Falhas no sistema dificultam acesso à informação

Além da ausência de notificações eficientes, beneficiários relatam dificuldade para acessar informações no aplicativo Meu INSS, que tem apresentado erros ao tentar acessar informações sobre os benefícios. Ao tentar consultar pendências ou atualizações cadastrais, o sistema retorna mensagens de erro como “Ocorreu um erro durante a pesquisa. Tente novamente mais tarde”.

Beneficiários relatam dificuldade para acessar informações no aplicativo Meu INSS

O INSS de Alagoas informou que essas falhas podem ocorrer por inconsistência no sistema, especialmente devido ao alto volume de acessos. O órgão destacou que a ação é nacional e parte diretamente da coordenação do INSS em Brasília.

Questionado sobre a divulgação das reavaliações, o INSS de Alagoas reconheceu que a comunicação foi limitada. “Começou no ano passado. Foram duas frentes: uma por falta de cadastro no CadÚnico e outra para revisão médica e social. Mas a divulgação foi pontual”, informou.

Beneficiários podem perder o benefício sem saber

O problema central apontado pelos relatos é que muitos beneficiários não têm costume de acessar o aplicativo, especialmente os mais humildes, e não receberam qualquer carta ou outro tipo de aviso direto. Nem todos contam com a assistência de advogados para acompanhar o processo. A maioria dessas pessoas vive em situação de vulnerabilidade e muitas vezes não sabe como lidar com os procedimentos digitais ou acessar as informações disponíveis no sistema.

Segundo o INSS de Alagoas, para quem tem senha no aplicativo, a convocação pode aparecer exclusivamente na plataforma, e os demais beneficiários deveriam ser comunicados por outros meios, como carta, e-mail ou SMS. Mas, na prática, vários relatos apontam que a única notificação recebida foi dentro do Meu INSS.

O que dizem as normas oficiais

O processo de reavaliação dos benefícios do BPC foi anunciado oficialmente pelo INSS em cartilha publicada em outubro de 2024, quando o órgão informou que o cruzamento de dados seria intensificado e que seriam realizadas revisões médicas e sociais para verificação das condições que garantem o direito ao benefício. Além disso, uma portaria conjunta do Ministério do Desenvolvimento Social e do INSS, publicada em julho de 2024, estabeleceu a obrigatoriedade de atualização cadastral no CadÚnico a cada 48 meses.
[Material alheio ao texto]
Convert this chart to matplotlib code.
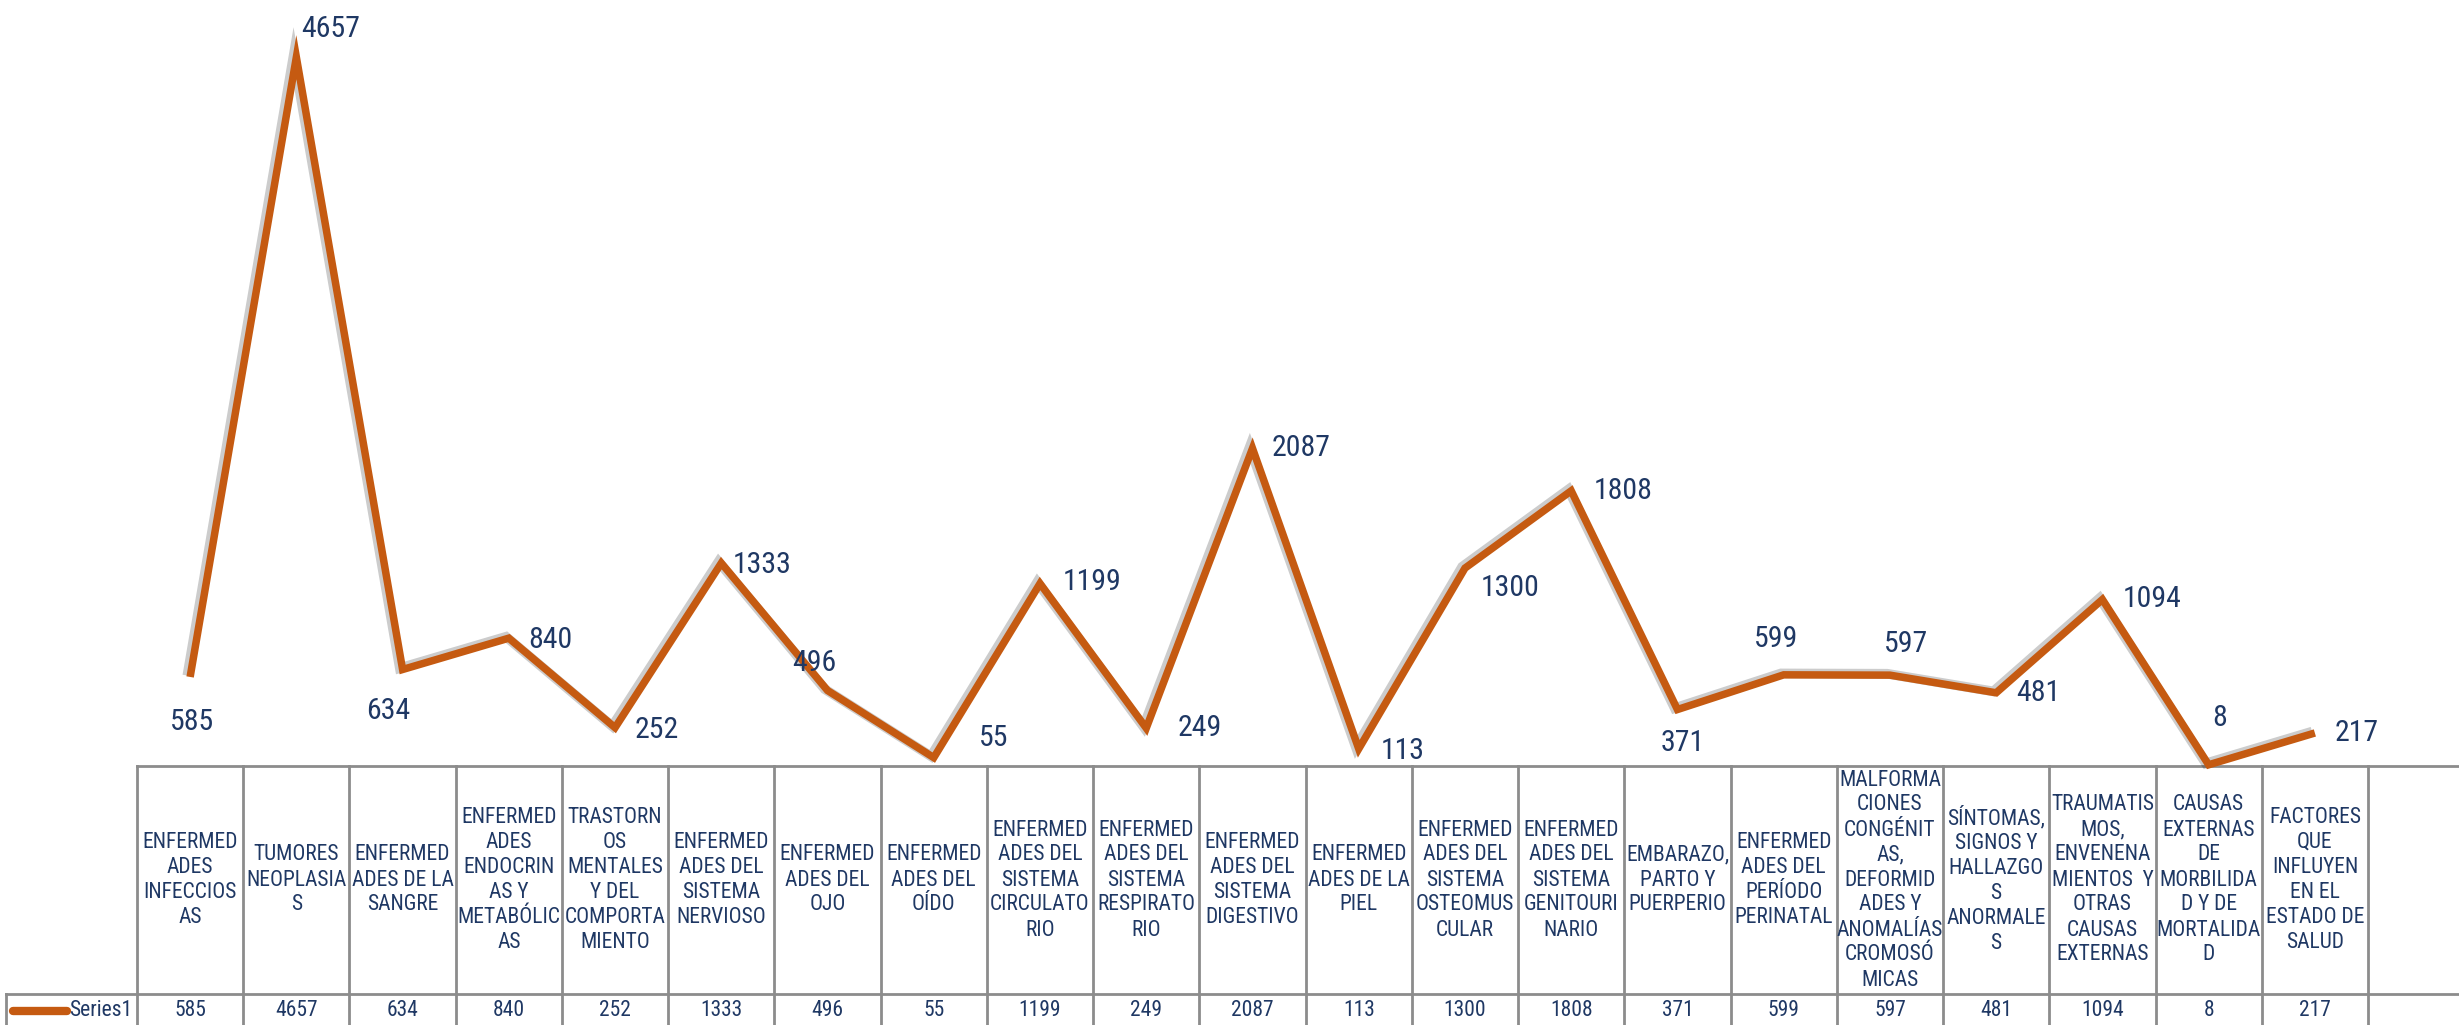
import matplotlib
matplotlib.use("Agg")
import matplotlib.pyplot as plt
import matplotlib.patheffects as pe
import matplotlib.transforms as mtransforms

# Datos
categorias = [
    "ENFERMED\nADES\nINFECCIOS\nAS",
    "TUMORES\nNEOPLASIA\nS",
    "ENFERMED\nADES DE LA\nSANGRE",
    "ENFERMED\nADES\nENDOCRIN\nAS Y\nMETABÓLIC\nAS",
    "TRASTORN\nOS\nMENTALES\nY DEL\nCOMPORTA\nMIENTO",
    "ENFERMED\nADES DEL\nSISTEMA\nNERVIOSO",
    "ENFERMED\nADES DEL\nOJO",
    "ENFERMED\nADES DEL\nOÍDO",
    "ENFERMED\nADES DEL\nSISTEMA\nCIRCULATO\nRIO",
    "ENFERMED\nADES DEL\nSISTEMA\nRESPIRATO\nRIO",
    "ENFERMED\nADES DEL\nSISTEMA\nDIGESTIVO",
    "ENFERMED\nADES DE LA\nPIEL",
    "ENFERMED\nADES DEL\nSISTEMA\nOSTEOMUS\nCULAR",
    "ENFERMED\nADES DEL\nSISTEMA\nGENITOURI\nNARIO",
    "EMBARAZO,\nPARTO Y\nPUERPERIO",
    "ENFERMED\nADES DEL\nPERÍODO\nPERINATAL",
    "MALFORMA\nCIONES\nCONGÉNIT\nAS,\nDEFORMID\nADES Y\nANOMALÍAS\nCROMOSÓ\nMICAS",
    "SÍNTOMAS,\nSIGNOS Y\nHALLAZGO\nS\nANORMALE\nS",
    "TRAUMATIS\nMOS,\nENVENENA\nMIENTOS  Y\nOTRAS\nCAUSAS\nEXTERNAS",
    "CAUSAS\nEXTERNAS\nDE\nMORBILIDA\nD Y DE\nMORTALIDA\nD",
    "FACTORES\nQUE\nINFLUYEN\nEN EL\nESTADO DE\nSALUD",
]
valores = [585, 4657, 634, 840, 252, 1333, 496, 55, 1199, 249, 2087,
           113, 1300, 1808, 371, 599, 597, 481, 1094, 8, 217]
serie = "Series1"

# desplazamiento de las etiquetas (pixeles, y hacia abajo)
desp_etiquetas = [(2, 45), (34, -28), (-14, 41), (42, 2), (42, 2), (41, 2),
                  (-13, -28), (60, -20), (52, -2), (53, 0), (49, 0), (44, 2),
                  (45, 20), (52, 0), (5, 33), (-8, -36), (16, -31), (42, 0),
                  (50, 0), (11, -47), (42, 0)]

plt.rcParams["font.family"] = ["Roboto Condensed", "DejaVu Sans"]

color_linea = "#C55A11"
color_texto = "#1F3864"
color_borde = "#8C8C8C"

W, H = 2459, 1025
fig = plt.figure(figsize=(W / 100, H / 100), dpi=100)

# ejes de la tabla (coordenadas en pixeles)
tab = fig.add_axes([0, 0, 1, 1])
tab.set_xlim(0, W)
tab.set_ylim(H, 0)
tab.axis("off")

izq, der = 137, 2368
arriba, abajo = 5, 766
ax = fig.add_axes([izq / W, 1 - abajo / H, (der - izq) / W, (abajo - arriba) / H])
ax.set_xlim(-0.5, len(valores) - 0.5)
ax.set_ylim(0, 5000)
ax.axis("off")

x = list(range(len(valores)))
ax.plot(x, valores, color=color_linea, lw=5.4, solid_joinstyle="miter",
        solid_capstyle="butt", clip_on=False,
        path_effects=[pe.SimpleLineShadow(offset=(-2, 1), shadow_color="k",
                                          alpha=0.2, linewidth=7),
                      pe.Normal()])

for xi, v, (dx, dy) in zip(x, valores, desp_etiquetas):
    ax.annotate(str(v), (xi, v), xytext=(dx, -dy), textcoords="offset pixels",
                ha="center", va="center", fontsize=21.5, color=color_texto,
                annotation_clip=False)

# tabla de datos
trans = mtransforms.blended_transform_factory(ax.transData, tab.transData)
fila_cab = (766, 994)
fila_val = (994, 1025)

tab.plot([izq, W], [fila_cab[0], fila_cab[0]], color=color_borde, lw=2)
tab.plot([6, W], [fila_val[0], fila_val[0]], color=color_borde, lw=2)
tab.plot([6, 6], [fila_val[0], H], color=color_borde, lw=2)
for k in range(len(valores) + 1):
    tab.plot([k - 0.5, k - 0.5], [fila_cab[0], H], color=color_borde, lw=2,
             transform=trans)

for xi, cat, v in zip(x, categorias, valores):
    tab.text(xi, sum(fila_cab) / 2, cat, transform=trans, ha="center",
             va="center", fontsize=15.5, color=color_texto, linespacing=1.25)
    tab.text(xi, sum(fila_val) / 2 + 1, str(v), transform=trans, ha="center",
             va="center", fontsize=15.5, color=color_texto)

# leyenda
ym = sum(fila_val) / 2 + 1
tab.plot([13, 67], [ym, ym], color=color_linea, lw=6, solid_capstyle="round")
tab.text(132, ym, serie, ha="right", va="center", fontsize=15.5, color=color_texto)

fig.savefig("out.png", dpi=100)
Segundo as normas, os beneficiários deveriam ser notificados por diferentes canais, incluindo o aplicativo Meu INSS, carta com aviso de recebimento, SMS, e-mail e mensagens no extrato bancário. No entanto, os relatos apontam falhas significativas nesse processo de comunicação.
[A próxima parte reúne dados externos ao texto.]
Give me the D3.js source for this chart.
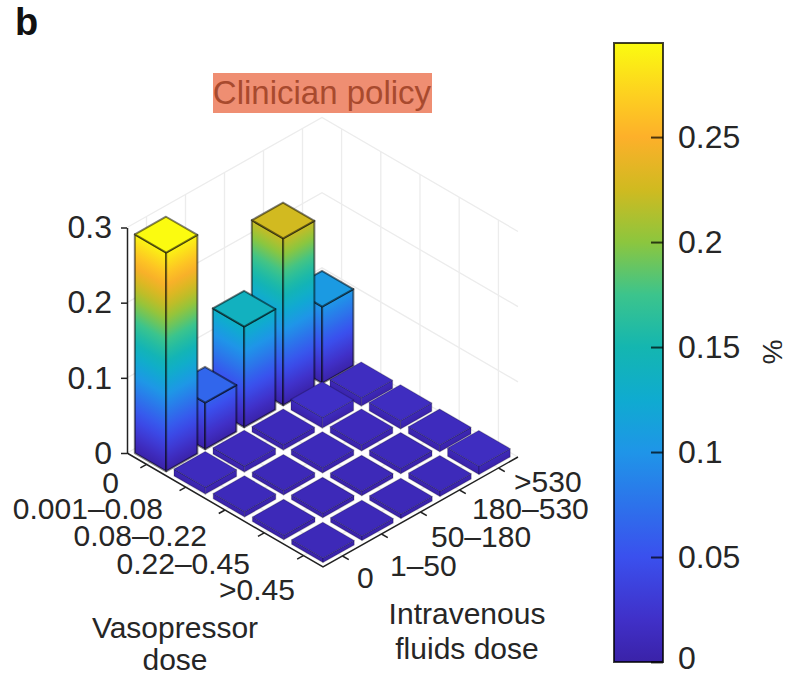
<!DOCTYPE html>
<html>
<head>
<meta charset="utf-8">
<script src="https://cdn.jsdelivr.net/npm/d3@7"></script>
<style>
  html, body { margin: 0; padding: 0; background: #fff; }
  text { font-family: "Liberation Sans", Arial, sans-serif; fill: #262626; }
</style>
</head>
<body>
<script>
// values, percent of patients per dose bin
let vasopressorLabels = ['0', '0.001–0.08', '0.08–0.22', '0.22–0.45', '>0.45'];
let fluidsLabels = ['0', '1–50', '50–180', '180–530', '>530'];

// one list per vasopressor bin, ordered by fluids bin
let vasoBin0 = [0.291, 0.062, 0.134, 0.222, 0.102];
let vasoBin1 = [0.009, 0.008, 0.007, 0.014, 0.011];
let vasoBin2 = [0.007, 0.006, 0.007, 0.008, 0.011];
let vasoBin3 = [0.006, 0.006, 0.006, 0.007, 0.009];
let vasoBin4 = [0.006, 0.006, 0.006, 0.007, 0.011];
let policy = [vasoBin0, vasoBin1, vasoBin2, vasoBin3, vasoBin4];

let zTicks = [0, 0.1, 0.2, 0.3];
let colorbarTicks = [0, 0.05, 0.1, 0.15, 0.2, 0.25];
let colorbarLabels = ['0', '0.05', '0.1', '0.15', '0.2', '0.25'];

// colormap as seen on the colorbar
let colorValues = [0, 0.02, 0.05, 0.1, 0.125, 0.15, 0.175, 0.2, 0.225, 0.25, 0.27, 0.295];
let colorStops = ['#3a22a8', '#4030c8', '#3a50ee', '#1f95e8', '#0fabd0', '#14b6b0', '#3cc48c',
                  '#8cc63e', '#d0ba20', '#fdb02a', '#fdd020', '#fbfb10'];

let width = 790;
let height = 677;

let color = d3.scaleLinear().domain(colorValues).range(colorStops);

// the oblique view is three linear scales added together
let origin = {x: 127, y: 453};
let uX = d3.scaleLinear().domain([0, 5]).range([0, 196]);
let uY = d3.scaleLinear().domain([0, 5]).range([0, 114]);
let vX = d3.scaleLinear().domain([0, 5]).range([0, 195]);
let vY = d3.scaleLinear().domain([0, 5]).range([0, -110]);
let zY = d3.scaleLinear().domain([0, 0.3]).range([0, -225.5]);

function project(u, v, z) {
    return [origin.x + uX(u) + vX(v), origin.y + uY(u) + vY(v) + zY(z)];
}

let line = d3.line();

let svg = d3.select('body').append('svg')
    .attr('width', width)
    .attr('height', height)
    .style('display', 'block');

let defs = svg.append('defs');

// back walls and floor grid
let grid = svg.append('g')
    .attr('fill', 'none')
    .attr('stroke', '#ececec')
    .attr('stroke-width', 1.3);

d3.range(5).forEach(function(k) {
    grid.append('path').attr('d', line([project(0, k + 0.5, 0), project(0, k + 0.5, 0.3)]));
    grid.append('path').attr('d', line([project(k + 0.5, 5, 0), project(k + 0.5, 5, 0.3)]));
    grid.append('path').attr('d', line([project(0, k + 0.5, 0), project(5, k + 0.5, 0)]));
    grid.append('path').attr('d', line([project(k + 0.5, 0, 0), project(k + 0.5, 5, 0)]));
});
zTicks.forEach(function(z) {
    grid.append('path').attr('d', line([project(0, 0, z), project(0, 5, z), project(5, 5, z)]));
});

// flatten to cells and paint from the back corner to the front one
let cells = [];
policy.forEach(function(row, i) {
    row.forEach(function(value, j) {
        cells.push({i: i, j: j, value: value});
    });
});
cells.sort(function(a, b) { return (a.i - a.j) - (b.i - b.j); });

let barWidth = 0.8;
let pad = (1 - barWidth) / 2;
let bars = svg.append('g');

// iso-value lines on a side face follow its bottom edge, so tilt the gradient with it
function sideGradient(id, a, b, value) {
    let dx = b[0] - a[0];
    let dy = b[1] - a[1];
    let len = Math.sqrt(dx * dx + dy * dy);
    let nx = dy / len;
    let ny = -dx / len;
    let rise = zY(value);
    let t = rise * ny;
    let g = defs.append('linearGradient')
        .attr('id', id)
        .attr('gradientUnits', 'userSpaceOnUse')
        .attr('x1', a[0]).attr('y1', a[1])
        .attr('x2', a[0] + nx * t).attr('y2', a[1] + ny * t);
    d3.range(0, 1.001, 0.05).forEach(function(f) {
        g.append('stop').attr('offset', f).attr('stop-color', color(f * value));
    });
}

cells.forEach(function(d, n) {
    let u0 = d.i + pad, u1 = d.i + 1 - pad;
    let v0 = d.j + pad, v1 = d.j + 1 - pad;
    let z = d.value;

    let leftFace = [project(u0, v0, 0), project(u1, v0, 0), project(u1, v0, z), project(u0, v0, z)];
    let rightFace = [project(u1, v0, 0), project(u1, v1, 0), project(u1, v1, z), project(u1, v0, z)];
    let topFace = [project(u0, v0, z), project(u1, v0, z), project(u1, v1, z), project(u0, v1, z)];

    sideGradient('l' + n, leftFace[0], leftFace[1], z);
    sideGradient('r' + n, rightFace[0], rightFace[1], z);

    let edge = z > 0.02 ? 0.5 : 0.2;
    let g = bars.append('g')
        .attr('stroke', '#000')
        .attr('stroke-opacity', edge)
        .attr('stroke-width', z > 0.02 ? 2 : 1.2)
        .attr('stroke-linejoin', 'round');
    g.append('path').attr('d', line(leftFace) + 'Z').attr('fill', 'url(#l' + n + ')');
    g.append('path').attr('d', line(rightFace) + 'Z').attr('fill', 'url(#r' + n + ')');
    g.append('path').attr('d', line(topFace) + 'Z').attr('fill', color(z + 0.004));
});

// floor axes
let axes = svg.append('g')
    .attr('fill', 'none')
    .attr('stroke', '#222')
    .attr('stroke-width', 1.5);

axes.append('path').attr('d', line([project(0, 0, 0), project(5, 0, 0), project(5, 5, 0)]));
d3.range(5).forEach(function(k) {
    axes.append('path').attr('d', line([project(k + 0.5, 0, 0), project(k + 0.5, -0.16, 0)]));
    axes.append('path').attr('d', line([project(5, k + 0.5, 0), project(5.16, k + 0.5, 0)]));
});

// vertical axis
let zScreen = d3.scaleLinear().domain([0, 0.3]).range([origin.y, origin.y + zY(0.3)]);
let zAxis = d3.axisLeft(zScreen)
    .tickValues(zTicks)
    .tickFormat(function(d) { return d === 0 ? '0' : d3.format('.1f')(d); })
    .tickSizeInner(6)
    .tickSizeOuter(0)
    .tickPadding(9);

let zG = svg.append('g')
    .attr('transform', 'translate(' + origin.x + ', 0)')
    .call(zAxis);
zG.selectAll('path, line').attr('stroke', '#222').attr('stroke-width', 1.5);
zG.selectAll('text')
    .style('font-size', '32px')
    .style('font-family', '"Liberation Sans", Arial, sans-serif')
    .attr('fill', '#262626');

// tick labels, each placed where the original figure put it
let vasoEnds = [119, 163, 207, 250, 295];
let vasoBase = [493, 519, 546, 574, 600];
svg.append('g').selectAll('text')
    .data(vasopressorLabels)
  .enter().append('text')
    .attr('x', function(d, i) { return vasoEnds[i]; })
    .attr('y', function(d, i) { return vasoBase[i]; })
    .attr('text-anchor', 'end')
    .style('font-size', '30px')
    .text(function(d) { return d; });

let fluidsStarts = [357, 390, 431, 472, 514];
let fluidsBase = [588, 576, 547, 519, 492];
svg.append('g').selectAll('text')
    .data(fluidsLabels)
  .enter().append('text')
    .attr('x', function(d, i) { return fluidsStarts[i]; })
    .attr('y', function(d, i) { return fluidsBase[i]; })
    .style('font-size', '30px')
    .text(function(d) { return d; });

// axis titles
function centred(x, y, str) {
    svg.append('text')
        .attr('x', x)
        .attr('y', y)
        .attr('text-anchor', 'middle')
        .style('font-size', '30px')
        .text(str);
}
centred(175, 638, 'Vasopressor');
centred(175, 670, 'dose');
centred(467, 624, 'Intravenous');
centred(467, 659, 'fluids dose');

// highlighted title
svg.append('rect')
    .attr('x', 213)
    .attr('y', 73)
    .attr('width', 219)
    .attr('height', 40)
    .attr('fill', '#ef8e72');
svg.append('text')
    .attr('x', 322)
    .attr('y', 104)
    .attr('text-anchor', 'middle')
    .style('font-size', '33px')
    .style('fill', '#a84a2e')
    .text('Clinician policy');

// panel letter
svg.append('text')
    .attr('x', 15)
    .attr('y', 35)
    .style('font-weight', 700)
    .style('font-size', '38px')
    .style('fill', '#111')
    .text('b');

// colorbar
let cbar = {x: 614, width: 49, top: 43, bottom: 662};
let cbarScale = d3.scaleLinear().domain([0, 0.2948]).range([cbar.bottom, cbar.top]);

let cbarGrad = defs.append('linearGradient')
    .attr('id', 'cbar')
    .attr('x1', 0).attr('y1', 1)
    .attr('x2', 0).attr('y2', 0);
colorValues.forEach(function(v) {
    cbarGrad.append('stop')
        .attr('offset', v / 0.2948)
        .attr('stop-color', color(v));
});

svg.append('rect')
    .attr('x', cbar.x)
    .attr('y', cbar.top)
    .attr('width', cbar.width)
    .attr('height', cbar.bottom - cbar.top)
    .attr('fill', 'url(#cbar)')
    .attr('stroke', '#000')
    .attr('stroke-opacity', 0.75)
    .attr('stroke-width', 2);

let cbarAxis = d3.axisRight(cbarScale)
    .tickValues(colorbarTicks)
    .tickFormat(function(d, i) { return colorbarLabels[i]; })
    .tickSizeInner(-12)
    .tickSizeOuter(0)
    .tickPadding(15);

let cbarG = svg.append('g')
    .attr('transform', 'translate(' + (cbar.x + cbar.width) + ', 0)')
    .call(cbarAxis);
cbarG.select('.domain').remove();
cbarG.selectAll('line').attr('stroke', '#000').attr('stroke-opacity', 0.7).attr('stroke-width', 2);
cbarG.selectAll('text')
    .style('font-size', '32px')
    .style('font-family', '"Liberation Sans", Arial, sans-serif')
    .attr('fill', '#262626');
// the bottom label sits a little higher so that it stays on the page
cbarG.selectAll('.tick text').filter(function(d) { return d === 0; }).attr('dy', '0.2em');

svg.append('text')
    .attr('transform', 'translate(763, 352) rotate(90)')
    .attr('text-anchor', 'middle')
    .style('font-size', '28px')
    .text('%');
</script>
</body>
</html>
O INSS também divulgou que, caso o beneficiário perca o prazo para atualização, o pagamento pode ser suspenso, mas há possibilidade de reativação e recebimento dos valores retroativos após regularização.

Falta de assistência agrava cenário


Para famílias que já enfrentam dificuldades financeiras, como as atendidas pelo BPC, a burocracia e a comunicação falha impõem barreiras adicionais. A exigência de que o beneficiário acompanhe regularmente o aplicativo, mesmo sem ter recebido outros tipos de aviso, acaba penalizando justamente aqueles que mais precisam de assistência do Estado.

A situação é ainda mais preocupante para pessoas com deficiência que dependem do benefício para despesas básicas e que, como no caso das crianças autistas, são submetidas a reavaliações questionáveis de condições permanentes.

O que o beneficiário pode fazer:


Os beneficiários devem acessar regularmente o aplicativo Meu INSS para verificar possíveis pendências. Caso o sistema esteja indisponível, é recomendado tentar contato com a Central 135 ou comparecer diretamente ao CRAS mais próximo. Mesmo sem ter recebido carta ou SMS, é importante atualizar o Cadastro Único no CRAS para evitar bloqueios no benefício.

Também é necessário verificar com frequência as mensagens no extrato bancário e no site do Meu INSS. Em caso de dificuldades para resolver a situação, a orientação é buscar apoio jurídico especializado ou procurar a defensoria pública. No entanto, é importante destacar que, apesar de ser uma alternativa gratuita, o atendimento pela defensoria pode ser demorado devido à quantidade limitada de defensores disponíveis. Para quem depende do benefício como única fonte de renda, a espera prolongada não é viável, já que a urgência na resolução é fundamental para garantir a sobrevivência e a manutenção das despesas básicas.